There was an English corporal, paralysed, lying on a stretcher in the waiting-room. I helped one of the English ladies to take him some tea. She knelt beside him, put the cup to his lips, and, when he had drunk, asked himhow he felt. For a moment he didn't answer but merely stared at her with great dark wondering eyes. Then he said slowly: "Are you English?" That was all, just those three words, but they expressed everything—the misery of all the months he had been in foreign hands, his patience, his suffering, and now at long last his infinite content at finding one of his own country-women bending over him. His head dropped wearily back on to the pillow and he closed his eyes; he was happy.
Had dinner at the hotel where we met the doctors who had come over with the Germans and who were to go back with us. Afterwards went on board the boat which, however, was not to start till the morning. To my dying day I shall remember sitting in the saloon and watching the sad procession of two hundred crippled N.C.O.'s and men being brought on board. There were paralysed cases on stretchers, blind men, deaf men, men with an arm or a leg gone, dozens hopelessly lame manœuvring their crutches with difficulty, helping each other, laughing at each other—happy enough for the moment. But oh! the pity of it. What of the future of these maimed and broken men? They are happy now because they're thinking only of to-morrow, butwhat of the day after? what of the thousands of days after? England is proverbially ungrateful to her lesser kind of heroes as well as to her greater kind of poets. Geniuses have been known to starve in garrets—and so have Balaclava survivors. These men deserve well of their country. Will they be remembered or forgotten?
Went to bed late, again too excited to sleep. Feel at last that it's a reality and not a dream.
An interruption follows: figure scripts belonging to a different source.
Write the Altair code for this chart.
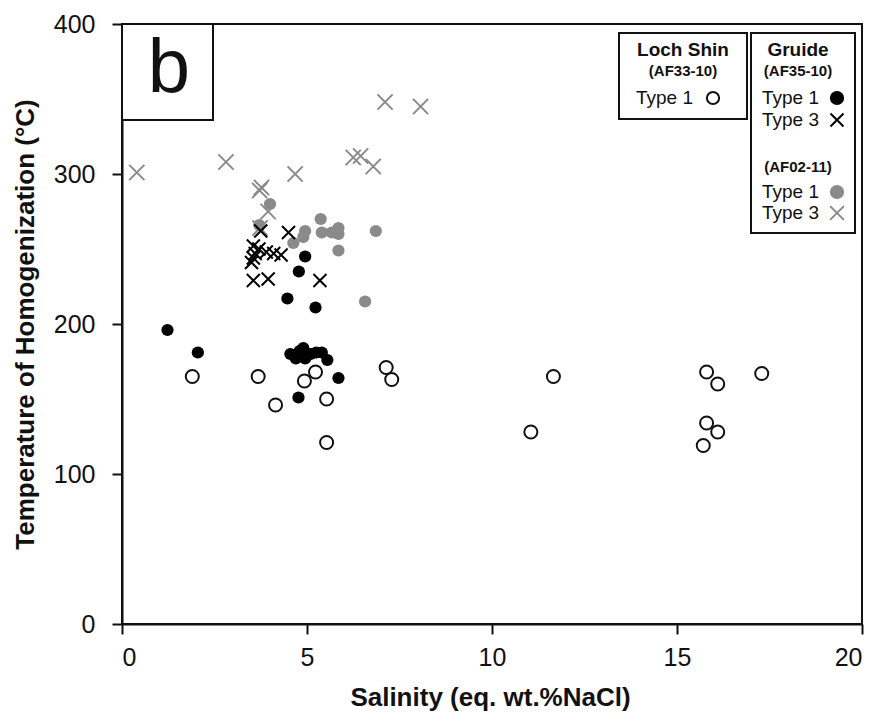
import altair as alt
import pandas as pd

# ---- data ----
loch_t1_x = [1.9, 3.68, 4.15, 4.93, 5.23, 5.53, 5.53, 7.14, 7.29, 11.05, 11.66, 15.71, 15.8, 15.8, 16.1, 16.1, 17.29]
loch_t1_y = [165, 165, 146, 162, 168, 150, 121, 171, 163, 128, 165, 119, 134, 168, 128, 160, 167]

af35_t1_x = [1.23, 2.05, 4.47, 4.78, 4.95, 5.23, 4.55, 4.7, 4.8, 4.9, 4.95, 5.1, 5.25, 5.4, 5.55, 5.85, 4.77]
af35_t1_y = [196, 181, 217, 235, 245, 211, 180, 177, 182, 184, 177, 180, 181, 181, 176, 164, 151]

af35_t3_x = [3.5, 3.55, 3.6, 3.55, 3.7, 3.9, 4.1, 4.3, 3.55, 3.95, 5.35, 3.75, 4.5]
af35_t3_y = [241, 252, 247, 244, 250, 248, 247, 246, 229, 230, 229, 262, 261]

af02_t1_x = [4.0, 5.37, 4.95, 4.9, 5.4, 5.67, 5.85, 5.85, 6.86, 5.85, 4.63, 3.71, 6.57]
af02_t1_y = [280, 270, 262, 258, 261, 261, 264, 260, 262, 249, 254, 266, 215]

af02_t3_x = [0.40, 2.81, 4.68, 7.11, 8.07, 6.25, 6.45, 6.79, 3.72, 3.77, 3.95, 3.73]
af02_t3_y = [301, 308, 300, 348, 345, 311, 312, 305, 289, 291, 275, 264]

x_ticks = [0, 5, 10, 15, 20]
y_ticks = [0, 100, 200, 300, 400]

FONT = "Liberation Sans"
GRAY = "#8a8a8a"
XPATH = "M-1,-1L1,1M-1,1L1,-1"

W, H = 740, 600

xs = alt.Scale(domain=[0, 20], nice=False, zero=False)
ys = alt.Scale(domain=[0, 400], nice=False, zero=False)

xaxis = alt.Axis(values=x_ticks, grid=False, title="Salinity (eq. wt.%NaCl)",
                 titleX=W / 2 - 2, titleY=73, titleBaseline="middle", titleAnchor="middle")
yaxis = alt.Axis(values=y_ticks, grid=False, title="Temperature of Homogenization (°C)",
                 titleX=-97, titleY=H / 2, titleBaseline="middle", titleAnchor="middle")


def df(x, y):
    return pd.DataFrame({"s": x, "t": y})


def pts(x, y, **mk):
    return alt.Chart(df(x, y)).mark_point(**mk).encode(
        x=alt.X("s:Q", scale=xs, axis=xaxis),
        y=alt.Y("t:Q", scale=ys, axis=yaxis),
    )


layers = [
    pts(af02_t3_x, af02_t3_y, shape=XPATH, filled=False, stroke=GRAY, strokeWidth=2, size=230, opacity=1),
    pts(af02_t1_x, af02_t1_y, shape="circle", filled=True, fill=GRAY, stroke=GRAY, strokeWidth=0, size=150, opacity=1),
    pts(af35_t3_x, af35_t3_y, shape=XPATH, filled=False, stroke="black", strokeWidth=2, size=170, opacity=1),
    pts(af35_t1_x, af35_t1_y, shape="circle", filled=True, fill="black", stroke="black", strokeWidth=0, size=150, opacity=1),
    pts(loch_t1_x, loch_t1_y, shape="circle", filled=True, fill="white", stroke="#111", strokeWidth=2, size=170, opacity=1),
]

one = alt.Data(values=[{"a": 1}])


def box(x1, x2, y1, y2):
    return alt.Chart(one).mark_rect(fill="white", stroke="#111", strokeWidth=2).encode(
        x=alt.value(x1), x2=alt.value(x2), y=alt.value(y1), y2=alt.value(y2))


def txt(s, x, y, size, bold=False, align="center"):
    return alt.Chart(one).mark_text(text=s, font=FONT, fontSize=size,
                                    fontWeight="bold" if bold else "normal",
                                    align=align, baseline="middle", color="#111").encode(
        x=alt.value(x), y=alt.value(y))


def sym(x, y, shape, fill, stroke, filled=True, size=150):
    return alt.Chart(one).mark_point(shape=shape, filled=filled, fill=fill, stroke=stroke,
                                     strokeWidth=2, size=size, opacity=1).encode(
        x=alt.value(x), y=alt.value(y))


deco = [
    box(0, 91, 0, 96),
    txt("b", 47, 45, 76),
    box(497, 625, 9, 95),
    txt("Loch Shin", 561, 26, 19, bold=True),
    txt("(AF33-10)", 561, 47, 15, bold=True),
    txt("Type 1", 514, 74, 19, align="left"),
    sym(591, 74, "circle", "white", "#111", filled=True, size=150),
    box(629, 733, 9, 209),
    txt("Gruide", 676, 26, 19, bold=True),
    txt("(AF35-10)", 676, 47, 15, bold=True),
    txt("Type 1", 640, 74, 19, align="left"),
    sym(715, 74, "circle", "black", "black"),
    txt("Type 3", 640, 96, 19, align="left"),
    sym(715, 96, XPATH, "none", "black", filled=False, size=170),
    txt("(AF02-11)", 676, 143, 15, bold=True),
    txt("Type 1", 640, 168, 19, align="left"),
    sym(715, 168, "circle", GRAY, GRAY),
    txt("Type 3", 640, 189, 19, align="left"),
    sym(715, 189, XPATH, "none", GRAY, filled=False, size=190),
]

chart = alt.layer(*layers, *deco).properties(
    width=W, height=H,
    autosize=alt.AutoSizeParams(type="none"),
    padding={"left": 114, "top": 16, "right": 10, "bottom": 90},
).configure_view(
    stroke="#111", strokeWidth=2
).configure_axis(
    domainColor="#111", domainWidth=2, tickColor="#111", tickWidth=2, tickSize=10,
    labelFont=FONT, labelFontSize=25, labelColor="#111",
    titleFont=FONT, titleFontSize=26, titleFontWeight="bold", titleColor="#111",
).configure_axisY(labelPadding=17).configure_axisX(labelPadding=11)

chart.save("out.html", embed_options={"renderer": "svg", "actions": False})
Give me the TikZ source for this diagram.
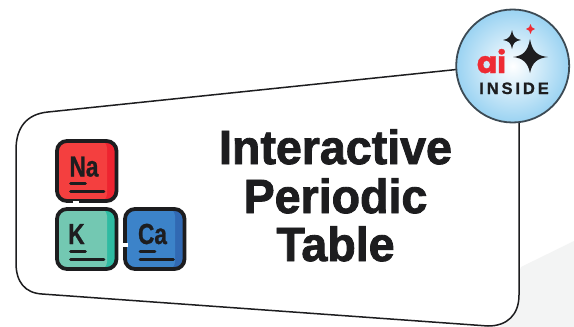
\documentclass[tikz,border=0pt]{standalone}
\usepackage{fontspec}
\setmainfont{Liberation Sans}
\newfontfamily\titlefont[FakeStretch=0.97,FakeBold=1.8]{Liberation Sans Bold}
\newfontfamily\symfont[FakeStretch=0.78,FakeBold=0.9]{Liberation Sans Bold}
\newfontfamily\aifont[FakeBold=1.2]{Poppins Bold}
\newfontfamily\insidefont[FakeBold=1]{Liberation Sans Bold}
\definecolor{ink}{HTML}{1D1D1F}
\definecolor{nared}{HTML}{F43F3F}
\definecolor{nadark}{HTML}{EE2430}
\definecolor{kgreen}{HTML}{73C8B2}
\definecolor{kdark}{HTML}{2FBBA2}
\definecolor{cablue}{HTML}{3C83C9}
\definecolor{cadark}{HTML}{3169B3}
\definecolor{skyedge}{HTML}{9BD3F2}
\definecolor{starred}{HTML}{EE2B33}
\definecolor{pale}{HTML}{F3F4F4}
\tikzset{
  x=1pt,y=-1pt,
  title/.style={font=\titlefont\fontsize{48}{48}\selectfont,text=ink,inner sep=0pt,anchor=base},
  sym/.style={font=\symfont\fontsize{29}{29}\selectfont,text=ink,inner sep=0pt,anchor=base},
  tileedge/.style={draw=ink,line width=3.8pt,rounded corners=10pt},
  tick/.style={draw=ink,line width=2.8pt,line cap=round},
}
\newcommand{\tile}[6]{% x y fill dark name tickoffset
  \begin{scope}[shift={(#1,#2)}]
    \fill[#4,rounded corners=10pt] (0,0) rectangle (59.5,60);
    \fill[#3,rounded corners=7pt] (0,0) rectangle (50,60);
    \draw[tileedge] (0,0) rectangle (59.5,60);
    \draw[tick] (#6,42.5) -- ++(15,0);
    \draw[tick] (#6,50.5) -- ++(33.5,0);
    \coordinate (#5) at (30,30);
  \end{scope}
}
\begin{document}
\begin{tikzpicture}
\useasboundingbox (0,0) rectangle (574,327);
\fill[white] (0,0) rectangle (574,327);
\fill[pale] (500,327) -- (521,267) -- (574,241) -- (574,327) -- cycle;
\draw[ink,line width=1.5pt,fill=white]
  (16,150) .. controls (16,127) and (27,114) .. (48,112)
  -- (519,63) -- (519,295)
  .. controls (519,315) and (507,326) .. (488,326)
  -- (42,294)
  .. controls (25,293) and (16,282) .. (16,263) -- cycle;
\node[title] (l1) at (335.5,164) {Interactive};
\node[title] (l2) at (335.5,213) {Periodic};
\node[title] (l3) at (335.5,261) {Table};
\tile{57}{141}{nared}{nadark}{na}{13.5}
\tile{57}{209}{kgreen}{kdark}{k}{13.5}
\tile{125}{209}{cablue}{cadark}{ca}{15}
\fill[white] (73,201) rectangle (79,205);
\fill[white] (122.5,243) rectangle (127.5,247);
\node[sym] (natext) at (84,176.5) {Na};
\node[sym] (ktext) at (76.5,244) {K};
\node[sym] (catext) at (152.5,244) {Ca};
\shade[inner color=white,outer color=skyedge,draw=none] (512.7,66) circle (56);
\draw[ink!75!skyedge,line width=1.8pt] (512.7,66) circle (56.5);
\fill[ink] (530,39) .. controls (532,51) and (537,56) .. (548,57)
  .. controls (537,58) and (532,63) .. (530,73)
  .. controls (528,63) and (523,58) .. (513,57)
  .. controls (523,56) and (528,51) .. (530,39) -- cycle;
\fill[ink] (512,30) .. controls (513,36) and (515,39) .. (521,40)
  .. controls (515,41) and (513,43) .. (512,49)
  .. controls (511,43) and (509,41) .. (503,40)
  .. controls (509,39) and (511,36) .. (512,30) -- cycle;
\fill[starred] (530.5,24) .. controls (531,27) and (532,28) .. (535,29)
  .. controls (532,30) and (531,31) .. (530.5,34)
  .. controls (530,31) and (529,30) .. (526,29)
  .. controls (529,28) and (530,27) .. (530.5,24) -- cycle;
\node[font=\aifont\fontsize{30}{30}\selectfont,text=starred,inner sep=0pt,anchor=base] (ai) at (491.5,73) {ai};
\node[font=\insidefont\fontsize{16.5}{16.5}\selectfont,text=ink,inner sep=0pt,anchor=base] (inside) at (514,94) {I\kern2.9pt N\kern2.9pt S\kern2.9pt I\kern2.9pt D\kern2.9pt E};
\end{tikzpicture}
\end{document}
February 17.—Woke to find that the boat had started, that it was blowing half a gale, raining hard and that we were in for a vile crossing. Too happy to be ill, however. A large number of Belgian refugees on board. Talked to several of our men. All their stories tallied in essentials. They had been underfed, under-clothed, singled out for all the disagreeable work and all the abuse—because they were English. Watched them playing cards, helping anxious Belgian mothers with their sea-sick children. Listened to their talk and laughter and choruses, of which the most popular was a version of "Tipperary" which stated that the Kaiser would have a long way to go to St. Helena. At intervals, every half-hour or so, a mighty shout would go up, "Are we downhearted?" and allthe crutches would rattle on the deck before the crashing answer, "No!"
Disembarked at Folkestone Pier at about six p.m. No fuss, no worry, everything done in perfect order. A buffet on the platform provided us with English tea and English buns (there can be great joy in a common penny bun) served by English ladies. The rain streamed down out of the inky sky as the long ambulance train puffed its way out of the station at 8 p.m. Even the weather was typically English, as if to welcome us! Everything for our comfort had been thought of. In our saloon were flowers, great bunches of violets, and a gramophone. And so at last, just before eleven, we rolled over the darkened Thames and drew up in Charing Cross—Home!